Drawing attention to the
common problems that the developing countries are facing, Wangari expresses
that to be able to exist is the major test for all the developing countries
today. "Globalization has marketised the world, cut throat competitions
prevail, powerful are fighting to emerge as the super powers and there
is likelihood that the poor and the weak will be wiped away. To stand
somewhere in the market, poor nations are compelled to depend on the
developed ones for technological assistance. This makes them all the
more vulnerable to be controlled. They face economic exploitation, sanctions
in research and military power, and in capacity to access and control
resources. Their week economic structure doesn't allow them to break
away from this dependence, and the vicious circle of poverty, of widening
income disparities continues. Rich get richer and poor get poorer,"
she takes a sigh.
She takes a sigh, but it
was not a defeated one. Wangari believes in the strength of togetherness
and doesn't agree that the dismal situation of economic exploitation
and increasing income disparities is eternal. Her own life has been
full of struggles and successes. It was while she served in the National
Council of Women that she introduced the idea of planting trees with
the people in 1976 and continued to develop it into a broad-based, grassroots
organization whose main focus is the planting of trees with women groups
in order to conserve the environment and improve their quality of life.

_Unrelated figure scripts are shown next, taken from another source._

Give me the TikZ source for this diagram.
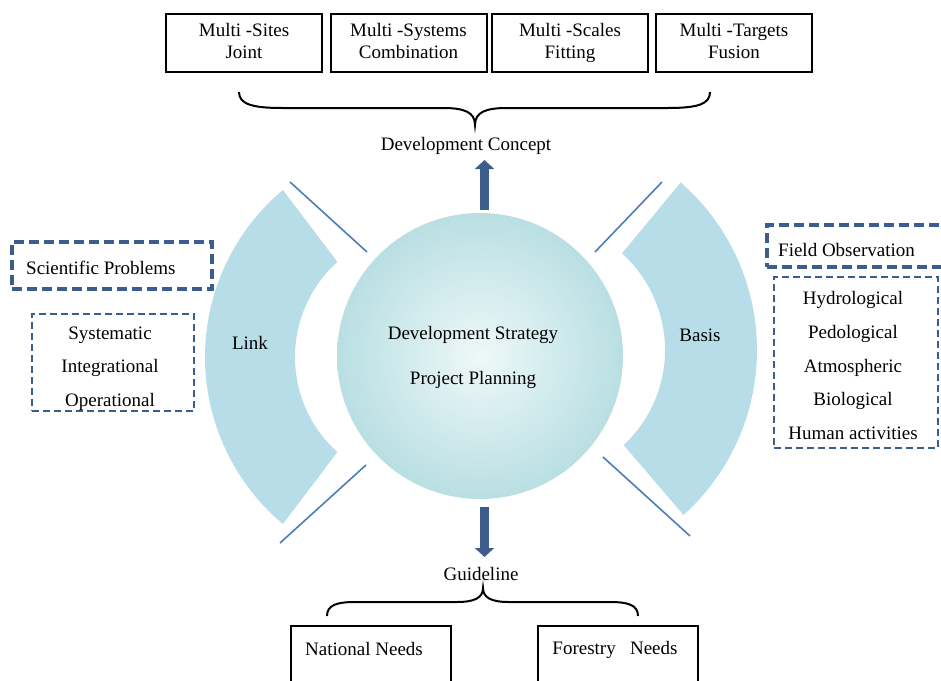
\documentclass[tikz,border=0pt]{standalone}
\usepackage{fontspec}
\setmainfont{Liberation Serif}
\usetikzlibrary{arrows.meta}

\definecolor{bandblue}{HTML}{B7DEE8}
\definecolor{coreedge}{HTML}{B9DFE3}
\definecolor{corecentre}{HTML}{EEF8F8}
\definecolor{framedark}{HTML}{3B5E8C}
\definecolor{arrowdark}{HTML}{3B5E8C}
\definecolor{ruleblue}{HTML}{4A7EBB}

\begin{document}
\begin{tikzpicture}[x=1pt,y=-1pt,
  lbl/.style={font=\fontsize{19}{22}\selectfont, inner sep=0pt},
  topbox/.style={draw=black, line width=2pt, minimum width=156pt, minimum height=58pt,
    align=center, font=\fontsize{19}{22}\selectfont, inner sep=0pt},
  needbox/.style={draw=black, line width=2pt, minimum width=160pt, minimum height=90pt,
    anchor=north, inner sep=0pt},
  bigdash/.style={draw=framedark, line width=3.8pt, dash pattern=on 10pt off 5pt,
    inner sep=0pt},
  smalldash/.style={draw=framedark, line width=2.6pt, dash pattern=on 7pt off 4pt,
    inner sep=0pt},
  brace/.style={draw=black, line width=2pt},
  rule/.style={draw=ruleblue, line width=1.6pt},
  fatarrow/.style={draw=arrowdark, line width=9pt,
    -{Triangle[width=19pt,length=9pt]}},
]
\useasboundingbox (0,0) rectangle (941,680);
\clip (0,0) rectangle (941,680);

% side bands
\fill[bandblue] ([shift={(-130:218)}]423,357)
  arc[start angle=-130, end angle=-230, radius=218]
  -- ([shift={(-228:128)}]423,357)
  arc[start angle=-228, end angle=-132, radius=128] -- cycle;
\fill[bandblue] ([shift={(-49:222)}]535,350)
  arc[start angle=-49, end angle=48, radius=222]
  -- ([shift={(47:130)}]535,350)
  arc[start angle=47, end angle=-48, radius=130] -- cycle;

% central disc
\node[circle, minimum size=286pt, inner sep=0pt, inner color=corecentre,
  outer color=coreedge] (core) at (480,356) {};
\node[lbl, align=center, font=\fontsize{19}{45}\selectfont] (strategy) at (473,357.5)
  {Development Strategy\\Project Planning};

\node[lbl] (link) at (250,343) {Link};
\node[lbl] (basis) at (700,335) {Basis};

% thin rules beside the disc
\coordinate (la1) at (290,182); \coordinate (la2) at (367,252);
\coordinate (lb1) at (366,465); \coordinate (lb2) at (280,543);
\coordinate (ra1) at (662,182); \coordinate (ra2) at (595,252);
\coordinate (rb1) at (603,457); \coordinate (rb2) at (690,536);
\draw[rule] (la1) -- (la2);
\draw[rule] (lb1) -- (lb2);
\draw[rule] (ra1) -- (ra2);
\draw[rule] (rb1) -- (rb2);

% top row
\node[topbox] (sites) at (244,43) {\strut Multi -Sites\\Joint\strut};
\node[topbox] (systems) at (408.5,43) {\strut Multi -Systems\\Combination\strut};
\node[topbox] (scales) at (570,43) {\strut Multi -Scales\\Fitting\strut};
\node[topbox] (targets) at (734,43) {\strut Multi -Targets\\Fusion\strut};

\draw[brace] (239,92) .. controls (239,104) and (252,108) .. (282,108)
  -- (443,108) .. controls (464,108) and (475,112) .. (475,125)
  .. controls (475,112) and (486,108) .. (507,108)
  -- (668,108) .. controls (698,108) and (710,104) .. (710,92);

\node[lbl] (concept) at (466,146) {Development Concept};
\coordinate (upbase) at (484.5,210);
\coordinate (uptip) at (484.5,160);
\draw[fatarrow] (upbase) -- (uptip);

% bottom
\coordinate (downbase) at (484.5,507);
\coordinate (downtip) at (484.5,557);
\draw[fatarrow] (downbase) -- (downtip);
\node[lbl] (guide) at (481,574) {Guideline};

\draw[brace] (327,616) .. controls (327,605) and (337,602) .. (355,602)
  -- (457,602) .. controls (474,602) and (483,598) .. (483,588)
  .. controls (483,598) and (492,602) .. (509,602)
  -- (610,602) .. controls (628,602) and (638,605) .. (638,616);

\node[needbox] (national) at (371,625) {};
\node[needbox] (forestry) at (618,625) {};
\node[lbl] (nationaltext) at (364,649) {National Needs};
\node[lbl] (forestrytext) at (615,650) {Forestry\ \ \ Needs};

% left dashed frames
\node[bigdash, minimum width=200pt, minimum height=47pt] (sciframe) at (112,265.5) {};
\node[lbl, anchor=west] (sci) at (26,268) {Scientific Problems};
\node[smalldash, minimum width=162pt, minimum height=97pt] (linkframe) at (113,362.5) {};
\node[lbl, align=center, font=\fontsize{19}{33.5}\selectfont] (linklist) at (110,368.5)
  {Systematic\\Integrational\\Operational};

% right dashed frames
\node[bigdash, minimum width=200pt, minimum height=42pt, anchor=west] (fieldframe) at (765,246) {};
\node[lbl, anchor=west] (field) at (778,250) {Field Observation};
\node[smalldash, minimum width=164pt, minimum height=171pt] (basisframe) at (856,362.5) {};
\node[lbl, align=center, font=\fontsize{19}{33.75}\selectfont] (basislist) at (853,365.5)
  {Hydrological\\Pedological\\Atmospheric\\Biological\\Human activities};

\end{tikzpicture}
\end{document}
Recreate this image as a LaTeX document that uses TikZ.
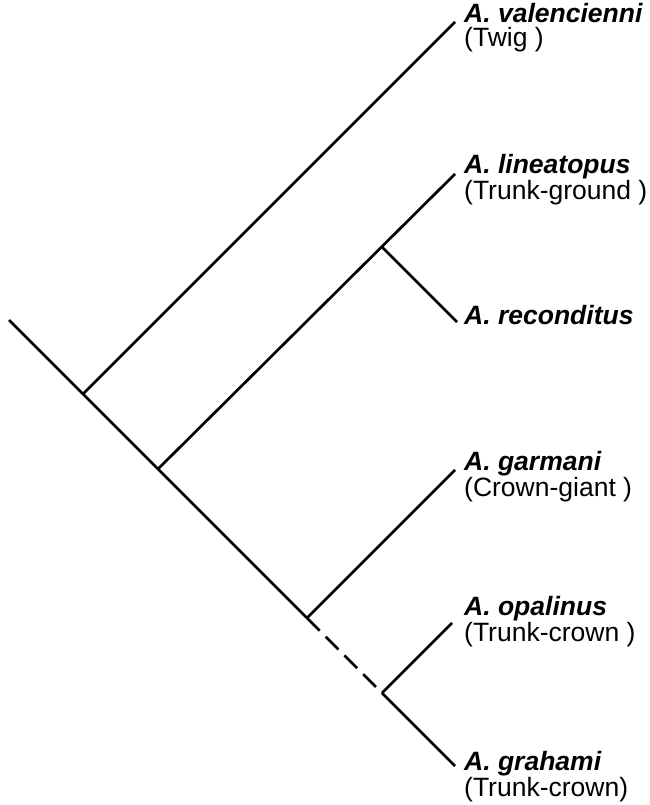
\documentclass[tikz,border=0pt]{standalone}
\usepackage{fontspec}
\setmainfont{Liberation Sans}
\usetikzlibrary{positioning, calc}
\newcommand{\spname}[1]{\textbf{\textit{#1}}}
\tikzset{
  branch/.style={line width=2.7pt},
  gap/.style={branch, dash pattern=on 18pt off 8.5pt},
  taxon/.style={anchor=base west, inner sep=0pt, align=left, font=\fontsize{26.5}{24}\selectfont},
}

\begin{document}
\begin{tikzpicture}[x=1pt, y=-1pt]
\useasboundingbox (0,0) rectangle (649,805);

% internal nodes on the main stem
\coordinate (root) at (9,320);
\coordinate (n1) at (83,394);
\coordinate (n2) at (158,469);
\coordinate (n3) at (382,247);
\coordinate (n4) at (307,618);
\coordinate (n5) at (382,693);

% tips
\coordinate (tvale) at (455,22);
\coordinate (tline) at (455,174);
\coordinate (treco) at (457,322);
\coordinate (tgarm) at (455,470);
\coordinate (topal) at (452,623);
\coordinate (tgrah) at (455,766);

% stem
\draw[branch] (root) -- (n4);
\draw[gap] (n4) -- (n5);
\draw[branch] (n5) -- (tgrah);

% branches
\draw[branch] (n1) -- (tvale);
\draw[branch] (n2) -- (tline);
\draw[branch] (n3) -- (treco);
\draw[branch] (n4) -- (tgarm);
\draw[branch] (n5) -- (topal);

% labels (base = last line)
\node[taxon] (vale) at (464,47) {\spname{A. valencienni}\\(Twig )};
\node[taxon] (line) at (464,199) {\spname{A. lineatopus}\\(Trunk-ground )};
\node[taxon] (reco) at (464,324) {\spname{A. reconditus}};
\node[taxon] (garm) at (464,496) {\spname{A. garmani}\\(Crown-giant )};
\node[taxon] (opal) at (464,641) {\spname{A. opalinus}\\(Trunk-crown )};
\node[taxon] (grah) at (464,796) {\spname{A. grahami}\\(Trunk-crown)};
\end{tikzpicture}
\end{document}
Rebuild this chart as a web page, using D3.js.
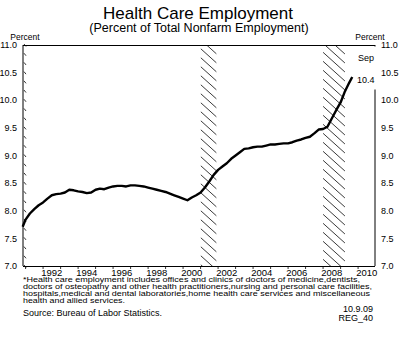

However, through the Green Belt Movement she has assisted women in planting
more than 20 million trees on their farms and on schools and church
compounds. In 1986, the Movement established a Pan African Green Belt
Network and has exposed over 40 individuals from other African countries
to the approach. Some of these individuals have established similar
tree planting initiatives in their own countries or they use some of
the Green Belt Movement methods to improve their efforts. So far some
countries have successfully launched such initiatives in Africa ( Tanzania,
Uganda, Malawi, Lesotho, Ethiopia, Zimbabwe, etc). In September 1998,
she launched a campaign of the Jubilee 2000 Coalition. She has embarked
on new challenges, playing a leading global role as a co-chair of the
Jubilee 2000 Africa Campaign, which seeks cancellation of the unpayable
backlog debts of the poor countries in Africa by the year 2000. Her
campaign against land grabbing and rapacious allocation of forests land
has caught the limelight in the recent past.
Wangari Maathai is internationally
recognized for her persistent struggle for democracy, human rights and
environmental conservation. She has addressed the UN on several occasions
and spoke on behalf of women at special sessions of the General Assembly
for the five-year review of the earth summit. She served on the commission
for Global Governance and Commission on the Future. She and the Green
Belt Movement have received numerous awards, most notably The 2004 Nobel
Peace Prize. Others include The Sophie Prize (2004), The Petra Kelly
Prize for Environment (2004), The Conservation Scientist Award (2004),
J. Sterling Morton Award (2004), WANGO Environment Award (2003), Outstanding
Vision and Commitment Award (2002), Excellence Award from the Kenyan
Community Abroad (2001), Golden Ark Award (1994), Juliet Hollister Award
(2001), Jane Adams Leadership Award (1993), Edinburgh Medal (1993),
The Hunger Project's Africa Prize for Leadership (1991), Goldman Environmental
Prize (1991), the Woman of the World (1989), Windstar Award for the
Environment (1988), Better World Society Award (1986), Right Livelihood
Award (1984) and the Woman of the Year Award (1983).
For women, Wangari says "I
am also a women, a black woman, and I don't think that any body could
ever control and determine my ways". "Globalisation has an
inherent dent of marginalisation of the incompetent, and so it can marginalise
women too, if they fall easy prey. It's now our only job to explore
more inside ourselves and get it patented for ourselves", she cheers.